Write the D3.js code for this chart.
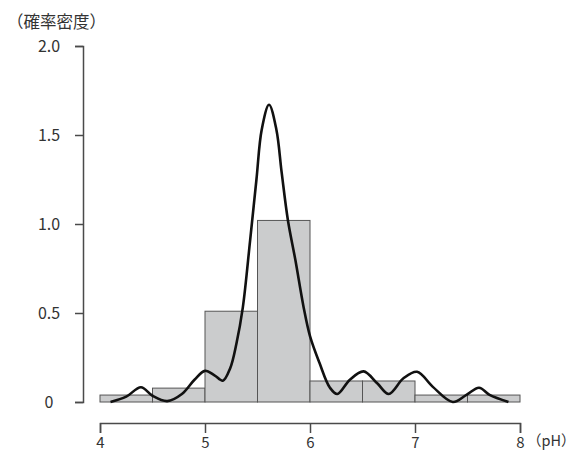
<!DOCTYPE html>
<html>
<head>
<meta charset="utf-8">
<script src="https://cdn.jsdelivr.net/npm/d3@7"></script>
<style>
  body { margin: 0; background: #fff; }
  svg { display: block; }
  text { font-family: "Noto Sans CJK JP", "Noto Sans", sans-serif; fill: #333; }
</style>
</head>
<body>
<div id="chart"></div>
<script>
// ヒストグラム（階級幅 0.5、確率密度）
const binStarts = [4.0, 4.5, 5.0, 5.5, 6.0, 6.5, 7.0, 7.5];
const binDensity = [0.039, 0.078, 0.51, 1.02, 0.118, 0.118, 0.039, 0.039];
const binWidth = 0.5;

// 密度曲線（図から読み取った点）
const curvePH = [4.10, 4.25, 4.39, 4.50, 4.64, 4.78, 4.90, 5.00, 5.09, 5.17, 5.24, 5.30, 5.36, 5.43, 5.49, 5.54, 5.61, 5.68, 5.73, 5.79, 5.86, 5.94, 6.00, 6.09, 6.19, 6.26, 6.38, 6.51, 6.64, 6.75, 6.89, 7.02, 7.17, 7.36, 7.49, 7.61, 7.71, 7.89];
const curveDensity = [0.0, 0.03, 0.083, 0.035, 0.005, 0.045, 0.125, 0.175, 0.15, 0.12, 0.19, 0.33, 0.53, 0.91, 1.25, 1.53, 1.67, 1.53, 1.29, 1.02, 0.80, 0.53, 0.37, 0.22, 0.08, 0.045, 0.125, 0.172, 0.105, 0.045, 0.133, 0.17, 0.085, 0.0, 0.04, 0.08, 0.04, 0.0];

const xTicks = [4, 5, 6, 7, 8];
const yTicks = [0, 0.5, 1.0, 1.5, 2.0];
const yTickLabels = ["0", "0.5", "1.0", "1.5", "2.0"];

const width = 577;
const height = 453;

const svg = d3.select("#chart")
  .append("svg")
  .attr("width", width)
  .attr("height", height);

const xScale = d3.scaleLinear().domain([4, 8]).range([100, 520]);
const yScale = d3.scaleLinear().domain([0, 2]).range([402, 46]);

// 棒
svg.append("g")
  .selectAll("rect")
  .data(binStarts)
  .join("rect")
  .attr("x", (d) => xScale(d))
  .attr("y", (d, i) => yScale(binDensity[i]))
  .attr("width", (d) => xScale(d + binWidth) - xScale(d))
  .attr("height", (d, i) => yScale(0) - yScale(binDensity[i]))
  .attr("fill", "#cbcccd")
  .attr("stroke", "#555")
  .attr("stroke-width", 1);

// 曲線
const line = d3.line()
  .x((d, i) => xScale(curvePH[i]))
  .y((d) => yScale(d))
  .curve(d3.curveCatmullRom.alpha(0.5));

svg.append("path")
  .attr("d", line(curveDensity))
  .attr("fill", "none")
  .attr("stroke", "#111")
  .attr("stroke-width", 2.6);

// y 軸
const yAxis = d3.axisLeft(yScale)
  .tickValues(yTicks)
  .tickFormat((d, i) => yTickLabels[i])
  .tickSize(8)
  .tickPadding(14);

const yg = svg.append("g")
  .attr("transform", "translate(83,0)")
  .call(yAxis);
yg.selectAll("text")
  .attr("text-anchor", "middle")
  .attr("x", -34)
  .style("font-size", "16px");

// x 軸（下端に収まるよう少し詰める）
const xAxis = d3.axisBottom(xScale)
  .tickValues(xTicks)
  .tickFormat(d3.format("d"))
  .tickSize(10)
  .tickPadding(4);

const xg = svg.append("g")
  .attr("transform", "translate(0,423)")
  .call(xAxis);
xg.selectAll("text").style("font-size", "15px");

svg.selectAll(".domain, .tick line")
  .attr("stroke", "#4a4a4a")
  .attr("stroke-width", 1.5);

// 軸ラベル
svg.append("text")
  .attr("x", 7)
  .attr("y", 28)
  .style("font-size", "16.5px")
  .text("（確率密度）");

svg.append("text")
  .attr("x", 527)
  .attr("y", 446)
  .style("font-size", "14.5px")
  .text("（pH）");
</script>
</body>
</html>
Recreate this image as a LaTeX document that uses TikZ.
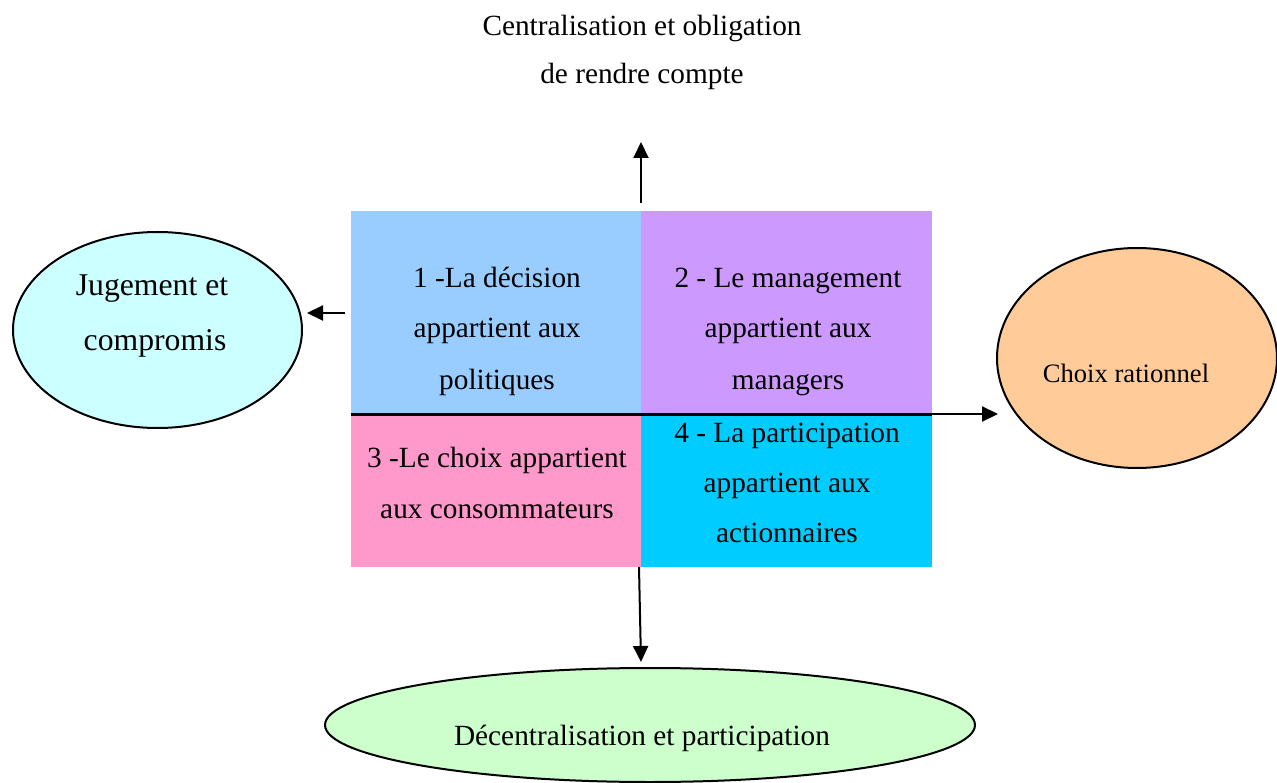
\documentclass[tikz,border=0pt]{standalone}
\usepackage{fontspec}
\setmainfont{Liberation Serif}
\usetikzlibrary{shapes.geometric,arrows.meta}

\definecolor{cellA}{HTML}{99CCFF}
\definecolor{cellB}{HTML}{CC99FF}
\definecolor{cellC}{HTML}{FF99CC}
\definecolor{cellD}{HTML}{00CCFF}
\definecolor{bubA}{HTML}{CCFFFF}
\definecolor{bubB}{HTML}{FFCC99}
\definecolor{bubC}{HTML}{CCFFCC}

\tikzset{
  cell/.style={rectangle, inner sep=0pt, outer sep=0pt, anchor=north west},
  txt/.style={anchor=base, inner sep=0pt, font=\fontsize{29.3}{35}\selectfont},
  bigtxt/.style={anchor=base, inner sep=0pt, font=\fontsize{31.7}{38}\selectfont},
  smalltxt/.style={anchor=base, inner sep=0pt, font=\fontsize{26.6}{32}\selectfont},
  bubble/.style={ellipse, draw=black, line width=2pt, inner sep=0pt},
  arr/.style={-{Triangle[length=16pt,width=15pt]}, line width=2pt},
  divider/.style={line width=3pt}
}

\begin{document}
\begin{tikzpicture}[x=1pt,y=-1pt]
\useasboundingbox (0,0) rectangle (1277,783);

% four quadrants
\node[cell, fill=cellA, minimum width=290pt, minimum height=203pt] (b1) at (351,211) {};
\node[cell, fill=cellB, minimum width=291pt, minimum height=203pt] (b2) at (641,211) {};
\node[cell, fill=cellC, minimum width=290pt, minimum height=153pt] (b3) at (351,414) {};
\node[cell, fill=cellD, minimum width=291pt, minimum height=153pt] (b4) at (641,414) {};
\draw[divider] (b3.north west) -- (b4.north east);

% quadrant texts
\node[txt] (t1a) at (497,288) {1 -La décision};
\node[txt] (t1b) at (497,338) {appartient aux};
\node[txt] (t1c) at (497,389) {politiques};
\node[txt] (t2a) at (788,288) {2 - Le management};
\node[txt] (t2b) at (788,338) {appartient aux};
\node[txt] (t2c) at (788,389) {managers};
\node[txt] (t3a) at (497,467) {3 -Le choix appartient};
\node[txt] (t3b) at (497,518) {aux consommateurs};
\node[txt] (t4a) at (787,442) {4 - La participation};
\node[txt] (t4b) at (787,492) {appartient aux};
\node[txt] (t4c) at (787,542) {actionnaires};

% ellipses
\node[bubble, fill=bubA, minimum width=289pt, minimum height=196pt] (eleft) at (157.5,330) {};
\node[bubble, fill=bubB, minimum width=280pt, minimum height=220pt] (eright) at (1137,358) {};
\node[bubble, fill=bubC, minimum width=650pt, minimum height=114pt] (ebottom) at (650,725) {};

\node[bigtxt] (jl1) at (152,296) {Jugement et};
\node[bigtxt] (jl2) at (155,351) {compromis};
\node[smalltxt] (cr) at (1126,383) {Choix rationnel};
\node[txt] (dp) at (642,745) {Décentralisation et participation};

% heading above
\node[txt] (h1) at (642,36) {Centralisation et obligation};
\node[txt] (h2) at (642,84) {de rendre compte};

% arrows
\coordinate (upfrom) at (641,203);
\coordinate (uptip) at (641,142);
\coordinate (leftfrom) at (345,313);
\coordinate (lefttip) at (307,313);
\coordinate (rightfrom) at (925,414);
\coordinate (righttip) at (998,414);
\coordinate (downfrom) at (639,567);
\coordinate (downtip) at (641,662);
\draw[arr] (upfrom) -- (uptip);
\draw[arr] (leftfrom) -- (lefttip);
\draw[arr] (rightfrom) -- (righttip);
\draw[arr] (downfrom) -- (downtip);
\end{tikzpicture}
\end{document}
══════════
### REQUIREMENTS:
Images in the data above are to be skipped. Retype all other material exactly.

### SOLUTION BELOW:
Write the D3.js code for this chart.
<!DOCTYPE html>
<html>
<head>
<meta charset="utf-8">
<script src="https://cdn.jsdelivr.net/npm/d3@7"></script>
<style>
  body { margin: 0; background: #fff; }
  svg { display: block; }
  text { font-family: "Noto Sans CJK JP", "Noto Sans", sans-serif; fill: #333; }
</style>
</head>
<body>
<div id="chart"></div>
<script>
// ヒストグラム（階級幅 0.5、確率密度）
const binStarts = [4.0, 4.5, 5.0, 5.5, 6.0, 6.5, 7.0, 7.5];
const binDensity = [0.039, 0.078, 0.51, 1.02, 0.118, 0.118, 0.039, 0.039];
const binWidth = 0.5;

// 密度曲線（図から読み取った点）
const curvePH = [4.10, 4.25, 4.39, 4.50, 4.64, 4.78, 4.90, 5.00, 5.09, 5.17, 5.24, 5.30, 5.36, 5.43, 5.49, 5.54, 5.61, 5.68, 5.73, 5.79, 5.86, 5.94, 6.00, 6.09, 6.19, 6.26, 6.38, 6.51, 6.64, 6.75, 6.89, 7.02, 7.17, 7.36, 7.49, 7.61, 7.71, 7.89];
const curveDensity = [0.0, 0.03, 0.083, 0.035, 0.005, 0.045, 0.125, 0.175, 0.15, 0.12, 0.19, 0.33, 0.53, 0.91, 1.25, 1.53, 1.67, 1.53, 1.29, 1.02, 0.80, 0.53, 0.37, 0.22, 0.08, 0.045, 0.125, 0.172, 0.105, 0.045, 0.133, 0.17, 0.085, 0.0, 0.04, 0.08, 0.04, 0.0];

const xTicks = [4, 5, 6, 7, 8];
const yTicks = [0, 0.5, 1.0, 1.5, 2.0];
const yTickLabels = ["0", "0.5", "1.0", "1.5", "2.0"];

const width = 577;
const height = 453;

const svg = d3.select("#chart")
  .append("svg")
  .attr("width", width)
  .attr("height", height);

const xScale = d3.scaleLinear().domain([4, 8]).range([100, 520]);
const yScale = d3.scaleLinear().domain([0, 2]).range([402, 46]);

// 棒
svg.append("g")
  .selectAll("rect")
  .data(binStarts)
  .join("rect")
  .attr("x", (d) => xScale(d))
  .attr("y", (d, i) => yScale(binDensity[i]))
  .attr("width", (d) => xScale(d + binWidth) - xScale(d))
  .attr("height", (d, i) => yScale(0) - yScale(binDensity[i]))
  .attr("fill", "#cbcccd")
  .attr("stroke", "#555")
  .attr("stroke-width", 1);

// 曲線
const line = d3.line()
  .x((d, i) => xScale(curvePH[i]))
  .y((d) => yScale(d))
  .curve(d3.curveCatmullRom.alpha(0.5));

svg.append("path")
  .attr("d", line(curveDensity))
  .attr("fill", "none")
  .attr("stroke", "#111")
  .attr("stroke-width", 2.6);

// y 軸
const yAxis = d3.axisLeft(yScale)
  .tickValues(yTicks)
  .tickFormat((d, i) => yTickLabels[i])
  .tickSize(8)
  .tickPadding(14);

const yg = svg.append("g")
  .attr("transform", "translate(83,0)")
  .call(yAxis);
yg.selectAll("text")
  .attr("text-anchor", "middle")
  .attr("x", -34)
  .style("font-size", "16px");

// x 軸（下端に収まるよう少し詰める）
const xAxis = d3.axisBottom(xScale)
  .tickValues(xTicks)
  .tickFormat(d3.format("d"))
  .tickSize(10)
  .tickPadding(4);

const xg = svg.append("g")
  .attr("transform", "translate(0,423)")
  .call(xAxis);
xg.selectAll("text").style("font-size", "15px");

svg.selectAll(".domain, .tick line")
  .attr("stroke", "#4a4a4a")
  .attr("stroke-width", 1.5);

// 軸ラベル
svg.append("text")
  .attr("x", 7)
  .attr("y", 28)
  .style("font-size", "16.5px")
  .text("（確率密度）");

svg.append("text")
  .attr("x", 527)
  .attr("y", 446)
  .style("font-size", "14.5px")
  .text("（pH）");
</script>
</body>
</html>
Recreate this image as a LaTeX document that uses TikZ.
\documentclass[tikz,border=0pt]{standalone}
\usepackage{fontspec}
\setmainfont{Liberation Serif}
\usetikzlibrary{shapes.geometric,arrows.meta}

\definecolor{cellA}{HTML}{99CCFF}
\definecolor{cellB}{HTML}{CC99FF}
\definecolor{cellC}{HTML}{FF99CC}
\definecolor{cellD}{HTML}{00CCFF}
\definecolor{bubA}{HTML}{CCFFFF}
\definecolor{bubB}{HTML}{FFCC99}
\definecolor{bubC}{HTML}{CCFFCC}

\tikzset{
  cell/.style={rectangle, inner sep=0pt, outer sep=0pt, anchor=north west},
  txt/.style={anchor=base, inner sep=0pt, font=\fontsize{29.3}{35}\selectfont},
  bigtxt/.style={anchor=base, inner sep=0pt, font=\fontsize{31.7}{38}\selectfont},
  smalltxt/.style={anchor=base, inner sep=0pt, font=\fontsize{26.6}{32}\selectfont},
  bubble/.style={ellipse, draw=black, line width=2pt, inner sep=0pt},
  arr/.style={-{Triangle[length=16pt,width=15pt]}, line width=2pt},
  divider/.style={line width=3pt}
}

\begin{document}
\begin{tikzpicture}[x=1pt,y=-1pt]
\useasboundingbox (0,0) rectangle (1277,783);

% four quadrants
\node[cell, fill=cellA, minimum width=290pt, minimum height=203pt] (b1) at (351,211) {};
\node[cell, fill=cellB, minimum width=291pt, minimum height=203pt] (b2) at (641,211) {};
\node[cell, fill=cellC, minimum width=290pt, minimum height=153pt] (b3) at (351,414) {};
\node[cell, fill=cellD, minimum width=291pt, minimum height=153pt] (b4) at (641,414) {};
\draw[divider] (b3.north west) -- (b4.north east);

% quadrant texts
\node[txt] (t1a) at (497,288) {1 -La décision};
\node[txt] (t1b) at (497,338) {appartient aux};
\node[txt] (t1c) at (497,389) {politiques};
\node[txt] (t2a) at (788,288) {2 - Le management};
\node[txt] (t2b) at (788,338) {appartient aux};
\node[txt] (t2c) at (788,389) {managers};
\node[txt] (t3a) at (497,467) {3 -Le choix appartient};
\node[txt] (t3b) at (497,518) {aux consommateurs};
\node[txt] (t4a) at (787,442) {4 - La participation};
\node[txt] (t4b) at (787,492) {appartient aux};
\node[txt] (t4c) at (787,542) {actionnaires};

% ellipses
\node[bubble, fill=bubA, minimum width=289pt, minimum height=196pt] (eleft) at (157.5,330) {};
\node[bubble, fill=bubB, minimum width=280pt, minimum height=220pt] (eright) at (1137,358) {};
\node[bubble, fill=bubC, minimum width=650pt, minimum height=114pt] (ebottom) at (650,725) {};

\node[bigtxt] (jl1) at (152,296) {Jugement et};
\node[bigtxt] (jl2) at (155,351) {compromis};
\node[smalltxt] (cr) at (1126,383) {Choix rationnel};
\node[txt] (dp) at (642,745) {Décentralisation et participation};

% heading above
\node[txt] (h1) at (642,36) {Centralisation et obligation};
\node[txt] (h2) at (642,84) {de rendre compte};

% arrows
\coordinate (upfrom) at (641,203);
\coordinate (uptip) at (641,142);
\coordinate (leftfrom) at (345,313);
\coordinate (lefttip) at (307,313);
\coordinate (rightfrom) at (925,414);
\coordinate (righttip) at (998,414);
\coordinate (downfrom) at (639,567);
\coordinate (downtip) at (641,662);
\draw[arr] (upfrom) -- (uptip);
\draw[arr] (leftfrom) -- (lefttip);
\draw[arr] (rightfrom) -- (righttip);
\draw[arr] (downfrom) -- (downtip);
\end{tikzpicture}
\end{document}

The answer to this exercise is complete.